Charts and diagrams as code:
* Begin *

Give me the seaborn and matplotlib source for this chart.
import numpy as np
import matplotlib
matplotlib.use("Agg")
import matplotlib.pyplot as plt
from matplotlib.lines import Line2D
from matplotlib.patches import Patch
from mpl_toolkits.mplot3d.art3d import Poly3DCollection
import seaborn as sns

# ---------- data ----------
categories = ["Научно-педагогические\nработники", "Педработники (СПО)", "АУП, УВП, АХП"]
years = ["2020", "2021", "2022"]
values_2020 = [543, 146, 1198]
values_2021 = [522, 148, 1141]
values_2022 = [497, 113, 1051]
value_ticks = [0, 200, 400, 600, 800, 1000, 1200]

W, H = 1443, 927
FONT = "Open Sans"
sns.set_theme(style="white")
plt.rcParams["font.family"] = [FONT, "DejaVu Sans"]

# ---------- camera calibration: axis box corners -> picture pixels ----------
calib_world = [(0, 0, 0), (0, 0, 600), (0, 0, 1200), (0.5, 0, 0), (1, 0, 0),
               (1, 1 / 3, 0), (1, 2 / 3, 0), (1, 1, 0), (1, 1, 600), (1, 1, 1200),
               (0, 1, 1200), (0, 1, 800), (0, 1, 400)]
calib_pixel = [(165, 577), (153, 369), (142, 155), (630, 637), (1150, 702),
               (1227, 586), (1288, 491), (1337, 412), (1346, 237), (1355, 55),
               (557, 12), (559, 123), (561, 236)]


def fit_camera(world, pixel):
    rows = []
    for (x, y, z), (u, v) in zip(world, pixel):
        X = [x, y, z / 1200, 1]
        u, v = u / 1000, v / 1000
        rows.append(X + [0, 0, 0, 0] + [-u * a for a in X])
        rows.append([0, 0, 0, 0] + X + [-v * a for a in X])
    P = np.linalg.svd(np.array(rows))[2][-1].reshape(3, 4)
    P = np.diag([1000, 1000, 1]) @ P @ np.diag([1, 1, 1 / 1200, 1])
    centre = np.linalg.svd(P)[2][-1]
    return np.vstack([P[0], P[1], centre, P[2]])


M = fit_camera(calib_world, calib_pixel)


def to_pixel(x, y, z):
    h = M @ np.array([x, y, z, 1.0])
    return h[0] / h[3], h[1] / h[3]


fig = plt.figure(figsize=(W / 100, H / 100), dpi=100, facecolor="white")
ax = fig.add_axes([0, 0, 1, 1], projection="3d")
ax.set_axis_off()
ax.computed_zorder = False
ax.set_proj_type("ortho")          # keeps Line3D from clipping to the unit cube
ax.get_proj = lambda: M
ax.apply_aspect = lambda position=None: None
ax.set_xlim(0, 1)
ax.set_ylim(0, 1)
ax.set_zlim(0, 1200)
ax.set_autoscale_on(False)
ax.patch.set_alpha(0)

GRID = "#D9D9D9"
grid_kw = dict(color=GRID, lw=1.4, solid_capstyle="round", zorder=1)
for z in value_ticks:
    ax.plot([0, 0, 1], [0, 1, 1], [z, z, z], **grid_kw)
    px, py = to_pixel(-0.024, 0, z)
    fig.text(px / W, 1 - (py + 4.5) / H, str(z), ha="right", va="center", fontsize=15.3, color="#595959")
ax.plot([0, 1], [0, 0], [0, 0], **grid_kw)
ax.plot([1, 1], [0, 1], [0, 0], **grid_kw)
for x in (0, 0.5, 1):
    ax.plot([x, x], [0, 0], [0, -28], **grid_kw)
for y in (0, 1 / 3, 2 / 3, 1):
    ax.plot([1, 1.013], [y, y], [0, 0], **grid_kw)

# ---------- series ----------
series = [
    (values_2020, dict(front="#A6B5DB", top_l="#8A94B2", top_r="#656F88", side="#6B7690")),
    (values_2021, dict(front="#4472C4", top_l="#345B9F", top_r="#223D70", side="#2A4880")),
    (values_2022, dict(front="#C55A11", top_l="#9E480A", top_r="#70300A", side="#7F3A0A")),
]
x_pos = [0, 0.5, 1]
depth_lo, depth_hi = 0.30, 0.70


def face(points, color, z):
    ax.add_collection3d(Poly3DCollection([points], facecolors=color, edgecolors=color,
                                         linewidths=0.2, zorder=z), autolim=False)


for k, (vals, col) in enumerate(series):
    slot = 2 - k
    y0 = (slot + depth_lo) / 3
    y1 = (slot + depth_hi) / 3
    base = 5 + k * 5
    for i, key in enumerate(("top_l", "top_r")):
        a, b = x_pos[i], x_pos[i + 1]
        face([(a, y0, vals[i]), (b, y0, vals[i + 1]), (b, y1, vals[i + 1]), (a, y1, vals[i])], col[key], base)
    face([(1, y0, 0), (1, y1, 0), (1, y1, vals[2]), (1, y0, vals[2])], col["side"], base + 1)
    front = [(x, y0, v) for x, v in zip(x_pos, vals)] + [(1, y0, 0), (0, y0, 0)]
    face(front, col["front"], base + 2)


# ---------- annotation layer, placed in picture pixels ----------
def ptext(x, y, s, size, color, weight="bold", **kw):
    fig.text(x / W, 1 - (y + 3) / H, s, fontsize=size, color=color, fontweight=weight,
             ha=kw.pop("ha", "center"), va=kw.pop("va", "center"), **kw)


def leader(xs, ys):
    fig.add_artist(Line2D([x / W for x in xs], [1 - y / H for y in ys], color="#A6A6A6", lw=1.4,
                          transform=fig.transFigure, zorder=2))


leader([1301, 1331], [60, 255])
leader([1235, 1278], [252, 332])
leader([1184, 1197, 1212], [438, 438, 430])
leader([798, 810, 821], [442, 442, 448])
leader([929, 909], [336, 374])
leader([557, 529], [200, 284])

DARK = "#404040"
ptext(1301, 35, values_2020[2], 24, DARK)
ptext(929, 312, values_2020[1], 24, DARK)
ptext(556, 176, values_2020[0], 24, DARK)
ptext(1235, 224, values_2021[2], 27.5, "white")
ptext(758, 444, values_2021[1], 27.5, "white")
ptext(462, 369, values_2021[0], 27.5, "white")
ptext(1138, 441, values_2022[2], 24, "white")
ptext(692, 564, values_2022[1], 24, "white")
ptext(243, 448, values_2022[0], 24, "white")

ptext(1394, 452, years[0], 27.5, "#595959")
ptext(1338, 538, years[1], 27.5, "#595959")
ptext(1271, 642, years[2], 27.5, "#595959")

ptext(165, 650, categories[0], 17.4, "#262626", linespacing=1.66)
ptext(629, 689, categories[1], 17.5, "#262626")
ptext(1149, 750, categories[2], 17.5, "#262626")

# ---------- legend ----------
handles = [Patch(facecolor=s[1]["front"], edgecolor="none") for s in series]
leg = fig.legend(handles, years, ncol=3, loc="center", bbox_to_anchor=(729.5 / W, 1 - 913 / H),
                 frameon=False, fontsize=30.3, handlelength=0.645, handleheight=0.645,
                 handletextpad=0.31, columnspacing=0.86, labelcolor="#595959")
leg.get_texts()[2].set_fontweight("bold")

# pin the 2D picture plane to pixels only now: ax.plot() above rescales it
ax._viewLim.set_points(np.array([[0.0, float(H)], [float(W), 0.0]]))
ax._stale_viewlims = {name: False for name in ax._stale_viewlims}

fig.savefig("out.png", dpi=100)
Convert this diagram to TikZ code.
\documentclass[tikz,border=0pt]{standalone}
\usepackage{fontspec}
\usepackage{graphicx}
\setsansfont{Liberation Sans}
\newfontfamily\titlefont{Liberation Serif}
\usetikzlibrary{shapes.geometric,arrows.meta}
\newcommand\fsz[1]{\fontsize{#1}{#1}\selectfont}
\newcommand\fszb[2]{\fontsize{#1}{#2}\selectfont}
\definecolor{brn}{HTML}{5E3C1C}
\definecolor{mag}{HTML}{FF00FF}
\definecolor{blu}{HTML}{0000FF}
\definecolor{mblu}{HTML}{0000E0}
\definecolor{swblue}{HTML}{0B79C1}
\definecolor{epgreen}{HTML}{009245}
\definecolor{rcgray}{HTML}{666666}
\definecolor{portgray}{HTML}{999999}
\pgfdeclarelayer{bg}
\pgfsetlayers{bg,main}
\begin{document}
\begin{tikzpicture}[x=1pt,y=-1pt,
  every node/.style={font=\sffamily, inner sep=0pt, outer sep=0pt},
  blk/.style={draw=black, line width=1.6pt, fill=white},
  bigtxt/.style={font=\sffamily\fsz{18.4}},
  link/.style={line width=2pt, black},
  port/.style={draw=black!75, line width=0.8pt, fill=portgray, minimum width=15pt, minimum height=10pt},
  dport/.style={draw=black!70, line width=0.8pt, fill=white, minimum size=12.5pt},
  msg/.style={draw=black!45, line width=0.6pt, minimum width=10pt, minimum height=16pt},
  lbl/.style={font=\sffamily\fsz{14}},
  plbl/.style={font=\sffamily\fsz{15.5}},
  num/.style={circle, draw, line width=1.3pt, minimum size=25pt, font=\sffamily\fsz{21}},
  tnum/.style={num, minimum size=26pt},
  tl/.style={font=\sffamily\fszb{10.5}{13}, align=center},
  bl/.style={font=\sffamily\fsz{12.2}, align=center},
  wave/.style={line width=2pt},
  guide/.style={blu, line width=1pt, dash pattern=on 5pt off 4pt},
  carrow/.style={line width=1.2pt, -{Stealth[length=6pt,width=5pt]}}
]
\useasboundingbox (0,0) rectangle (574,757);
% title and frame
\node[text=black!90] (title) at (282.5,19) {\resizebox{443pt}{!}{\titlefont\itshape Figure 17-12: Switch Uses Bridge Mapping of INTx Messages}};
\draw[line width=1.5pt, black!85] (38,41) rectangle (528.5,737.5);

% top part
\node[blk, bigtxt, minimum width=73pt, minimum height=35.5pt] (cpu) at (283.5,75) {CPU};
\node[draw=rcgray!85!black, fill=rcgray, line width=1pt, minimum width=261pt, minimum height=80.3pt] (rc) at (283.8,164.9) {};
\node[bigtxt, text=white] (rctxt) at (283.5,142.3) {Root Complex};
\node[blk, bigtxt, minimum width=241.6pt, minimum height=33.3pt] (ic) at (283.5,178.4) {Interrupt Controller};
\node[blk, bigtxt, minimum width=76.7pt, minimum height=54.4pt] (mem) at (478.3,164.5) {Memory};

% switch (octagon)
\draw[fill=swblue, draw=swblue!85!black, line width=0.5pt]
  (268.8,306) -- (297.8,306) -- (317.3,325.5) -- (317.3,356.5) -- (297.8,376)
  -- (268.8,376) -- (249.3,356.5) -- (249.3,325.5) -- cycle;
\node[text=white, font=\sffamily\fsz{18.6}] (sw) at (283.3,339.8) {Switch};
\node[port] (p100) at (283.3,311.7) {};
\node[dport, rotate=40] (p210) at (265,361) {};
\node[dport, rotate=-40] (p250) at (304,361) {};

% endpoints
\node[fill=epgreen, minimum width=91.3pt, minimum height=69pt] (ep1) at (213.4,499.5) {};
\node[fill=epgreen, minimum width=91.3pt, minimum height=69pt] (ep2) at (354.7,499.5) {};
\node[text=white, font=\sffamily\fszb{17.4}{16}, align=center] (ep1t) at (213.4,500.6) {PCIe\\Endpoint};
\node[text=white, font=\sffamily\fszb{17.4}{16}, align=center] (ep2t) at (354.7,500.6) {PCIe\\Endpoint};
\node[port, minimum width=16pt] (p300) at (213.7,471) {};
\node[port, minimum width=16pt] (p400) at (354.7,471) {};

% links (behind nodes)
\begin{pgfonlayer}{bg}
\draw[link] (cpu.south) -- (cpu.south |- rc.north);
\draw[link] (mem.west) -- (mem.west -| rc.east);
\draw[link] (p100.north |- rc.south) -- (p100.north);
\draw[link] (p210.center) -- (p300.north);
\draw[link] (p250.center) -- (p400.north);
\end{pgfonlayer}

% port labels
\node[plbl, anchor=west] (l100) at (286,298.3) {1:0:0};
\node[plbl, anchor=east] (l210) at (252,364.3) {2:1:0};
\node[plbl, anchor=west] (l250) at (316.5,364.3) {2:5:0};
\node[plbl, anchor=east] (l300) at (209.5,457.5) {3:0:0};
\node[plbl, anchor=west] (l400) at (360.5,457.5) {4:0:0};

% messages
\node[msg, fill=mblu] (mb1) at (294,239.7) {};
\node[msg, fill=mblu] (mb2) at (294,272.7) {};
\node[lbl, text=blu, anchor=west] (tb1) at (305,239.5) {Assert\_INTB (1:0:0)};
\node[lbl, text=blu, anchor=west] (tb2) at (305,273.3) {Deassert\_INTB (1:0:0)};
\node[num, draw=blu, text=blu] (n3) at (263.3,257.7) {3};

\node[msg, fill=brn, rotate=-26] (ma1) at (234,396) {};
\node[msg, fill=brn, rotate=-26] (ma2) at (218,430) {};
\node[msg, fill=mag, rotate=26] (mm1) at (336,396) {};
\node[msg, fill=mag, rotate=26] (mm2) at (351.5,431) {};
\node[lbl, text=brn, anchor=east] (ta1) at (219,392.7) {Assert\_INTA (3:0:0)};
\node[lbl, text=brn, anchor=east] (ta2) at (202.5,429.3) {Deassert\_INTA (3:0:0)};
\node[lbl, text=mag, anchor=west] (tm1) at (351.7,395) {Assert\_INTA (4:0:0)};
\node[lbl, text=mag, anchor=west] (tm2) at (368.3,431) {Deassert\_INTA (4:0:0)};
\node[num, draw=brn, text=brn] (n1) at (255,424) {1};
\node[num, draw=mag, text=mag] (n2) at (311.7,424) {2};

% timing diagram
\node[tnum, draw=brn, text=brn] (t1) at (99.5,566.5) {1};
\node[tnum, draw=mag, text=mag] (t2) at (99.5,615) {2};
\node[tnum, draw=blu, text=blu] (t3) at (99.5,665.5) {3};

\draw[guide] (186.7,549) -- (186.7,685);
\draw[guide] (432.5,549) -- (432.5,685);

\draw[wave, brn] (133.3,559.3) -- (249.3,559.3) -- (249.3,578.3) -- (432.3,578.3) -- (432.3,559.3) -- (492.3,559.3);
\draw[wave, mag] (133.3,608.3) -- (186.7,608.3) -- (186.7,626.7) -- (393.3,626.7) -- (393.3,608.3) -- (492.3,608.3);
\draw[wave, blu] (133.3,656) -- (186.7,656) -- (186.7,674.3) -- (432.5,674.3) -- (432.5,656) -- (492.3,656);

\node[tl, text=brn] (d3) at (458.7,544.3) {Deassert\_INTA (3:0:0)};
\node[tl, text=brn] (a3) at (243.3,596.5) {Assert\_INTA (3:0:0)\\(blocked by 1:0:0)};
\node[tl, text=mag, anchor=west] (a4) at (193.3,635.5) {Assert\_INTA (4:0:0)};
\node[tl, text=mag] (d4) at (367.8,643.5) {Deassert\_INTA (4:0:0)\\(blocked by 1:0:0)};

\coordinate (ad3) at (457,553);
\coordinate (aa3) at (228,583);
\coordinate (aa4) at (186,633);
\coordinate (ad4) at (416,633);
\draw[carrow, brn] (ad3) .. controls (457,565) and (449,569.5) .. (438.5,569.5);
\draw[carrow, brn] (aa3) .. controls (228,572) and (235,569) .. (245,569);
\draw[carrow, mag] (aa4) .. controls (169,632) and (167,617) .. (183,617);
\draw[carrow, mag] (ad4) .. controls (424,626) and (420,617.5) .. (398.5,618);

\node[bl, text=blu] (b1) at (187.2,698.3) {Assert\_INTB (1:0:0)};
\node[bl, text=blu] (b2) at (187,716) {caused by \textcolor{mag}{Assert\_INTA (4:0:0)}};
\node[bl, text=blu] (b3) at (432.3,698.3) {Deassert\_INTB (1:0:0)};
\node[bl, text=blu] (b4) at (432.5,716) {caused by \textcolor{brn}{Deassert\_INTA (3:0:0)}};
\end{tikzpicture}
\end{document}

* End *

- [Work required] Write out the records exactly, starting at the first line and stopping after the line that contains "import seaborn as sns".

- [Reply]
Give me the seaborn and matplotlib source for this chart.
import numpy as np
import matplotlib
matplotlib.use("Agg")
import matplotlib.pyplot as plt
from matplotlib.lines import Line2D
from matplotlib.patches import Patch
from mpl_toolkits.mplot3d.art3d import Poly3DCollection
import seaborn as sns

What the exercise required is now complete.